In December 2018, I attended a talk, hosted by the New Democratic Party, featuring feminist foremother Gloria Steinem. Full of humour and dry wit, Steinem surprised me when she contradicted many of the feminists of her generation and proclaimed, early in her remarks, that “There is no gender. It was invented and we can dis-invent it.” This statement speaks to the thornier aspects of creating space without men, fundamentally defined without their input. To dis-invent gender would mean also abandoning things like binary restroom spaces and award shows that delineate skill by gender. Yes, please, I’m all for both. We need more washroom spaces, especially all-gender ones. And, like, is there really a difference between lady acting and man acting? Don’t even.
But working toward those goals also means asking some uncomfortable questions about our wilful exit from the patriarchy: Can women-only spaces truly be defiant if they’re also mirroring traditional patterns of segregation?
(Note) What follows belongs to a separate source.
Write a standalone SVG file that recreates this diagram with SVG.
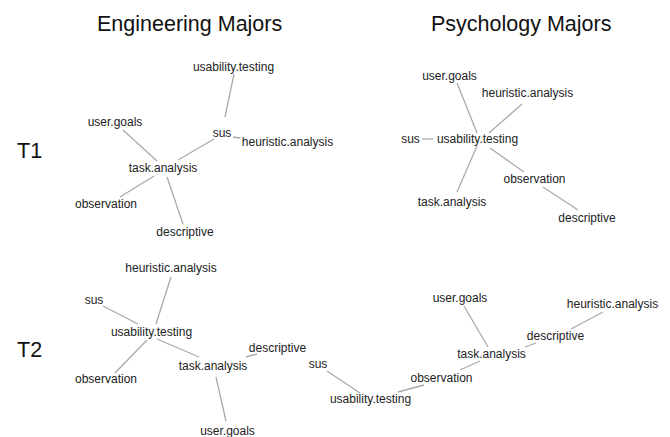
<svg xmlns="http://www.w3.org/2000/svg" width="670" height="437" viewBox="0 0 670 437">
<style>
.t{font-family:"Liberation Sans",Arial,sans-serif;font-size:12px;fill:#222;text-anchor:middle}
.h{font-family:"Liberation Sans",Arial,sans-serif;font-size:21.5px;fill:#111}
.e{stroke:#aaa;stroke-width:1.3;fill:none}
</style>
<rect width="670" height="437" fill="#fff"/>
<g id="titles">
<text class="h" x="97" y="31">Engineering Majors</text>
<text class="h" x="431" y="31">Psychology Majors</text>
<text class="h" x="17" y="158">T1</text>
<text class="h" x="17" y="357">T2</text>
</g>
<g id="connectors">
<line class="e" x1="234" y1="74" x2="225" y2="117"/>
<line class="e" x1="233" y1="137" x2="240" y2="138"/>
<line class="e" x1="214" y1="139" x2="178" y2="160"/>
<line class="e" x1="123" y1="130" x2="157" y2="161"/>
<line class="e" x1="154" y1="176" x2="120" y2="197"/>
<line class="e" x1="167" y1="177" x2="183" y2="224"/>
<line class="e" x1="457" y1="83" x2="477" y2="133"/>
<line class="e" x1="522" y1="104" x2="489" y2="133"/>
<line class="e" x1="422" y1="139" x2="433" y2="139"/>
<line class="e" x1="477" y1="146" x2="457" y2="192"/>
<line class="e" x1="490" y1="148" x2="524" y2="172"/>
<line class="e" x1="543" y1="187" x2="578" y2="210"/>
<line class="e" x1="171" y1="277" x2="156" y2="324"/>
<line class="e" x1="103" y1="306" x2="138" y2="324"/>
<line class="e" x1="147" y1="340" x2="115" y2="373"/>
<line class="e" x1="157" y1="339" x2="199" y2="357"/>
<line class="e" x1="246" y1="357" x2="257" y2="354"/>
<line class="e" x1="216" y1="377" x2="226" y2="421"/>
<line class="e" x1="327" y1="371" x2="360" y2="393"/>
<line class="e" x1="398" y1="392" x2="424" y2="385"/>
<line class="e" x1="460" y1="370" x2="480" y2="361"/>
<line class="e" x1="464" y1="306" x2="488" y2="347"/>
<line class="e" x1="525" y1="347" x2="536" y2="343"/>
<line class="e" x1="571" y1="329" x2="603" y2="312"/>
</g>
<g id="eng-t1">
<g id="e1-usability"><text class="t" x="233.5" y="71">usability.testing</text></g>
<g id="e1-sus"><text class="t" x="222" y="137">sus</text></g>
<g id="e1-heuristic"><text class="t" x="287.5" y="146">heuristic.analysis</text></g>
<g id="e1-usergoals"><text class="t" x="115" y="126">user.goals</text></g>
<g id="e1-task"><text class="t" x="163" y="172">task.analysis</text></g>
<g id="e1-observation"><text class="t" x="106" y="208">observation</text></g>
<g id="e1-descriptive"><text class="t" x="185" y="236">descriptive</text></g>
</g>
<g id="psy-t1">
<g id="p1-usergoals"><text class="t" x="449.5" y="80">user.goals</text></g>
<g id="p1-heuristic"><text class="t" x="527.5" y="97">heuristic.analysis</text></g>
<g id="p1-sus"><text class="t" x="410.5" y="143">sus</text></g>
<g id="p1-usability"><text class="t" x="477.5" y="143">usability.testing</text></g>
<g id="p1-observation"><text class="t" x="534.5" y="183">observation</text></g>
<g id="p1-task"><text class="t" x="452" y="206">task.analysis</text></g>
<g id="p1-descriptive"><text class="t" x="587" y="222">descriptive</text></g>
</g>
<g id="eng-t2">
<g id="e2-heuristic"><text class="t" x="171" y="272">heuristic.analysis</text></g>
<g id="e2-sus"><text class="t" x="94" y="304">sus</text></g>
<g id="e2-usability"><text class="t" x="151.5" y="336">usability.testing</text></g>
<g id="e2-observation"><text class="t" x="106" y="383">observation</text></g>
<g id="e2-task"><text class="t" x="213" y="370">task.analysis</text></g>
<g id="e2-descriptive"><text class="t" x="277.5" y="352">descriptive</text></g>
<g id="e2-usergoals"><text class="t" x="227.5" y="435">user.goals</text></g>
</g>
<g id="psy-t2">
<g id="p2-usergoals"><text class="t" x="460" y="302">user.goals</text></g>
<g id="p2-heuristic"><text class="t" x="612.5" y="308">heuristic.analysis</text></g>
<g id="p2-descriptive"><text class="t" x="555.5" y="340">descriptive</text></g>
<g id="p2-task"><text class="t" x="491.5" y="358">task.analysis</text></g>
<g id="p2-sus"><text class="t" x="318" y="368">sus</text></g>
<g id="p2-observation"><text class="t" x="441.5" y="382">observation</text></g>
<g id="p2-usability"><text class="t" x="370.5" y="403">usability.testing</text></g>
</g>
</svg>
Even more uncomfortably, do they underscore gender segregation as a thing women endorse? When we leave, are we sending the subconscious message that a woman’s place is, in fact, outside of all the traditional systems of power? I thought about a piece of news that broke as I was writing this book: in March 2019, NASA cancelled its first all-female spacewalk outside the International Space Station because it could not find enough spacesuits to fit the women. Except that all-female team was only two women.209 I want to live in a world where gender separation does not lead to ridiculous shit like this. (And I would also like to live in a world that doesn’t report this depressing news with the quip, “Blame it on a wardrobe malfunction.”)
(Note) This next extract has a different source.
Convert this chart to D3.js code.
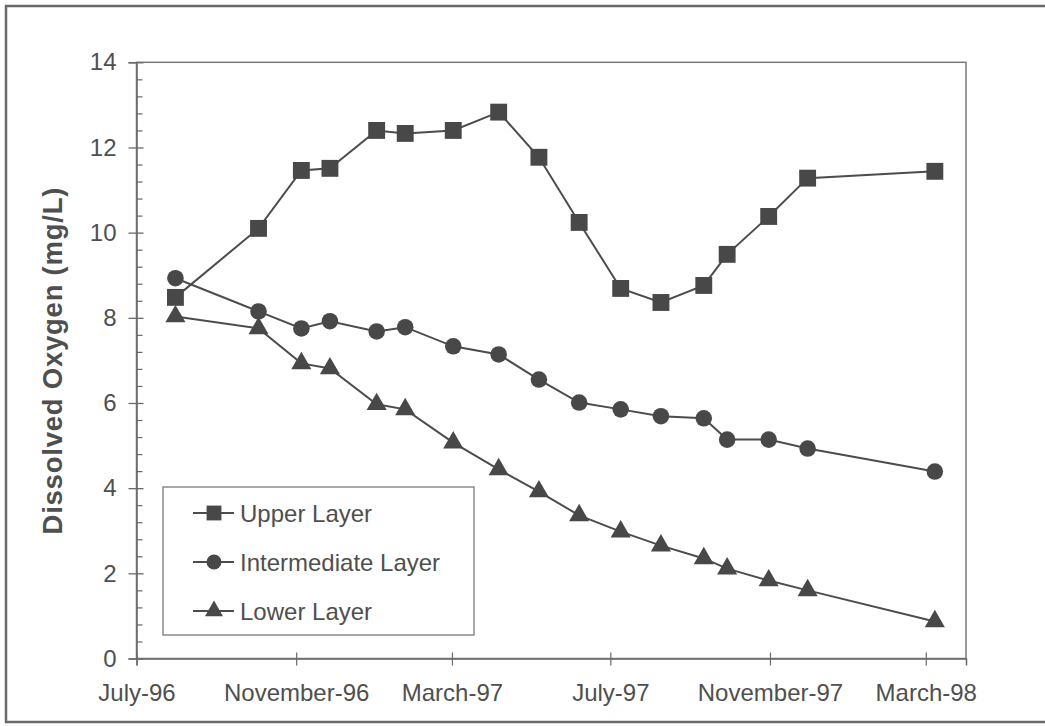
<!DOCTYPE html>
<html>
<head>
<meta charset="utf-8">
<script src="https://cdn.jsdelivr.net/npm/d3@7"></script>
<style>
  html, body { margin: 0; padding: 0; background: #fff; }
  svg { display: block; }
  text { font-family: "Liberation Sans", Arial, Helvetica, sans-serif; fill: #4f4f4f; }
</style>
</head>
<body>
<svg id="chart" width="1045" height="726"></svg>
<script>
// Sampling dates (one per survey)
const sampleDates = [
  "1996-07-31", "1996-10-03", "1996-11-05", "1996-11-27", "1997-01-02",
  "1997-01-24", "1997-03-02", "1997-04-06", "1997-05-07", "1997-06-07",
  "1997-07-09", "1997-08-09", "1997-09-11", "1997-09-29", "1997-10-31",
  "1997-11-30", "1998-03-08"
];

// Dissolved oxygen (mg/L) by layer
const upperLayer = [8.48, 10.10, 11.46, 11.51, 12.40, 12.33, 12.40, 12.83, 11.77, 10.24,
                    8.69, 8.36, 8.76, 9.49, 10.38, 11.28, 11.44];
const intermediateLayer = [8.93, 8.15, 7.75, 7.92, 7.68, 7.78, 7.33, 7.14, 6.55, 6.01,
                           5.85, 5.69, 5.64, 5.14, 5.14, 4.93, 4.39];
const lowerLayer = [8.03, 7.75, 6.93, 6.81, 5.97, 5.85, 5.07, 4.44, 3.92, 3.36,
                    2.98, 2.65, 2.35, 2.11, 1.83, 1.60, 0.87];

const seriesNames = ["Upper Layer", "Intermediate Layer", "Lower Layer"];

// Axis ticks
const xTickDates = ["1996-07-01", "1996-11-01", "1997-03-01", "1997-07-01", "1997-11-01", "1998-03-01"];
const xDomain = ["1996-07-01", "1998-04-01"];
const yMajorTicks = [0, 2, 4, 6, 8, 10, 12, 14];
const yMinorStep = 0.4;
const yLabel = "Dissolved Oxygen (mg/L)";

const parse = d3.utcParse("%Y-%m-%d");
const fmt = d3.utcFormat("%B-%y");

const svg = d3.select("#chart");
const W = 1045, H = 726;
const plot = { left: 136.5, top: 62.3, right: 966, bottom: 658.5 };
const ink = "#4c4c4c";

// outer frame
svg.append("rect")
  .attr("x", 6).attr("y", 6).attr("width", W + 10).attr("height", 716)
  .attr("fill", "#fff").attr("stroke", "#6a6a6a").attr("stroke-width", 2.5);

const x = d3.scaleUtc().domain(xDomain.map(parse)).range([plot.left, plot.right]);
const y = d3.scaleLinear().domain([0, 14]).range([plot.bottom, plot.top]);

// plot frame
svg.append("rect")
  .attr("x", plot.left).attr("y", plot.top)
  .attr("width", plot.right - plot.left).attr("height", plot.bottom - plot.top)
  .attr("fill", "none").attr("stroke", "#7a7a7a").attr("stroke-width", 1.5);

// y axis: major ticks cross the axis, minor ticks point inward
const yAxis = svg.append("g")
  .attr("transform", `translate(${plot.left},0)`)
  .call(d3.axisLeft(y).tickValues(yMajorTicks).tickSize(8).tickPadding(12).tickFormat(d3.format("d")));
yAxis.select(".domain").attr("stroke", "#6a6a6a").attr("stroke-width", 1.5);
yAxis.selectAll(".tick line").attr("x1", -8).attr("x2", 7).attr("stroke", "#6a6a6a").attr("stroke-width", 1.3);
yAxis.selectAll(".tick text").attr("font-size", 24).attr("fill", "#4f4f4f")
  .style("font-family", '"Liberation Sans", Arial, sans-serif');

const minorVals = d3.range(0, 14.0001, yMinorStep).filter(v => Math.abs(v / 2 - Math.round(v / 2)) > 1e-6);
const yMinor = svg.append("g")
  .attr("transform", `translate(${plot.left},0)`)
  .call(d3.axisRight(y).tickValues(minorVals).tickSize(6).tickFormat(""));
yMinor.select(".domain").remove();
yMinor.selectAll(".tick line").attr("stroke", "#6a6a6a").attr("stroke-width", 1.2);

// x axis
const xAxis = svg.append("g")
  .attr("transform", `translate(0,${plot.bottom})`)
  .call(d3.axisBottom(x).tickValues(xTickDates.map(parse)).tickSize(7).tickPadding(18).tickFormat(fmt));
xAxis.select(".domain").attr("stroke", "#6a6a6a").attr("stroke-width", 1.5);
xAxis.selectAll(".tick line").attr("y1", -6).attr("y2", 7).attr("stroke", "#6a6a6a").attr("stroke-width", 1.2);
xAxis.selectAll(".tick text").attr("font-size", 24).attr("fill", "#4f4f4f")
  .style("font-family", '"Liberation Sans", Arial, sans-serif');

// y axis title
svg.append("text")
  .attr("transform", `translate(62,361) rotate(-90)`)
  .attr("text-anchor", "middle")
  .attr("font-size", 27.5).attr("font-weight", "bold")
  .attr("textLength", 347).attr("lengthAdjust", "spacing")
  .text(yLabel);

// series
const dates = sampleDates.map(parse);
const series = [
  { name: seriesNames[0], values: upperLayer, symbol: d3.symbolSquare, size: 285 },
  { name: seriesNames[1], values: intermediateLayer, symbol: d3.symbolCircle, size: 215 },
  { name: seriesNames[2], values: lowerLayer, symbol: d3.symbolTriangle, size: 175 }
];

const line = d3.line().x(d => x(d[0])).y(d => y(d[1]));

series.forEach(s => {
  const pts = dates.map((d, i) => [d, s.values[i]]);
  svg.append("path")
    .attr("d", line(pts))
    .attr("fill", "none").attr("stroke", ink).attr("stroke-width", 2);
  svg.append("g").selectAll("path")
    .data(pts).join("path")
    .attr("transform", d => `translate(${x(d[0])},${y(d[1])})`)
    .attr("d", d3.symbol(s.symbol, s.size))
    .attr("fill", "#484848");
});

// legend
const legend = svg.append("g");
legend.append("rect")
  .attr("x", 163).attr("y", 487).attr("width", 311).attr("height", 148)
  .attr("fill", "#fff").attr("stroke", "#7a7a7a").attr("stroke-width", 1.3);

const legendSizes = [220, 175, 140];
series.forEach((s, i) => {
  const cy = 513 + i * 49;
  legend.append("line")
    .attr("x1", 193).attr("x2", 234).attr("y1", cy).attr("y2", cy)
    .attr("stroke", ink).attr("stroke-width", 2);
  legend.append("path")
    .attr("transform", `translate(214,${cy})`)
    .attr("d", d3.symbol(s.symbol, legendSizes[i]))
    .attr("fill", "#484848");
  legend.append("text")
    .attr("x", 240).attr("y", cy + 8.5)
    .attr("font-size", 24)
    .text(s.name);
});
</script>
</body>
</html>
Feminist philosopher Marilyn Frye has argued that there is a clear difference between intentional, feminist separatism (whereby women and others choose to build their own spaces) and an existence at the borders of power (whereby women and others are pushed out or kept at a distance from meaningful participation in whatever space they want to be in, be it a workspace, a sports club, or even their own homes and personal relationships). Frye wrote the 1980s book Some Reflections on Separatism and Power, in which she grappled with the unwieldy “kaleidoscopic” nature of separatism. The theme of separation, she wrote, can be interpreted into a multitude of variations, from divorce to women’s shelters to the expansion of child care to witches’ covens to abortion services, and on and on. Touching on the backlash to come, she also noted that the idea of separatism is often “vigorously obscured, trivialized, mystified and outright denied,” not just by men, but also by feminist apologists who are embarrassed to admit a need for a space of their own. The difference in effectiveness — and whether women gain or lose power — lies in intent.210
A purposeful separation, she wrote, is one “from men and from institutions, relationships, roles and activities which are male-defined, male-dominated and operating for the benefit of males and the maintenance of male privilege — this separation being initiated or maintained at will by women.”211 It depends, as always, on who has the power.
For Rachel Kelly, the ultimate success of her company Make Lemonade is rooted in its future redundancy. Like many of the modern separatists, she believes a true utopia isn’t a world that draws a line between straight, cisgender white men and everyone else, but one that uses the lessons and healing and reimaginings learned in the self-imposed break to make things better for everybody. “Right now, this is wonderful. This is beautiful,” she told me. “The point where we’re at right now. But I think we all agree that in 150 to 200 years, the need for spaces like these won’t . . . exist. This is the part that I’m coming to peace with. We can use this space and this movement and everything that we’re doing right now to push us toward the future. We also need to understand this will be a part of history.” On reflection, she added that such discrete environments have an important function: “to celebrate women and our history together.”
Yes, but, two hundred years? What a bleak timeline. I wanted to know what women were doing right now to cut through the bullshit. And, after hearing about how the workplace had failed so many women, I especially wanted to know if we could ever upend one of the oldest adages around: money is power.